Minimal art wyeliminował znak i pismo – każdy element malarski oprócz plamy barwnej, koncentrując się na prostocie, jasności i perfekcji wykonania. Sztuka stała się zupełnie nieprzedstawiająca. Amerykańskiemu optymizmowi przeciwstawiał się europejski pesymizm. Radosnemu Pollockowi – przerażający Wols. Gdy w happeningach spełniła się chęć uczynienia z widza-amatora uczestnika procesu twórczego, spełniły się słowa Josepha Beuys’a: Każdy człowiek jest artystą.

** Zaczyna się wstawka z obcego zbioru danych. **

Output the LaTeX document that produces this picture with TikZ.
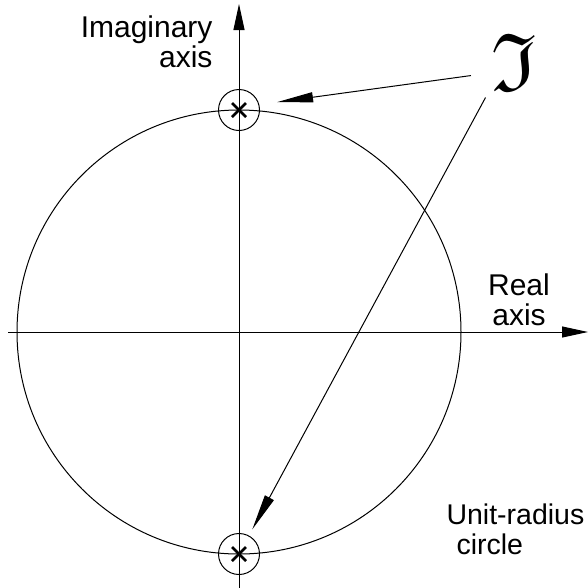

Sztuka wyzwalała się z utartych schematów, buntując się wkraczała na nową drogę. Rewolucja kulturalna pokolenia 1968 opierała się na założeniach występujących już u Hegla – sformułowanych przez Theodora Adorna w Teorii estetyki – i mówiła o tym, iż w nowoczesnym społeczeństwie pozbawionym konfliktów, sztuka nie będzie potrzebna, gdyż z marksistowskiego punktu widzenia, samo społeczeństwo stanowić będzie dialektyczną przeciwwagę sztuki. Sztuka, mająca kiedyś charakter apolliński lub dionizyjski, element natury lub religii, stała się dziś produktem codziennym. Zachodnioeuropejską historię ducha od Platona do Hegla charakteryzowała metafizyka. Współczesne społeczeństwo przemysłowe podważyło tą podstawę, sprawiając, że stosunek człowieka do bytu stał się niepewny. Dziś brakuje orientacji wynikającej z jednolitej koncepcji świata, wszechobecnej w sztuce minionych epok. W związku z mymi rozważaniami, trafne wdaje się być stwierdzenie Ericha Steingrobena: Sztuka ze swymi licznymi historiami stała się rozrywką i nie przekazuje już żadnej historii.
Tekst ten stanowi wstęp do rozważań nad historią sztuki w aspekcie filozoficznym.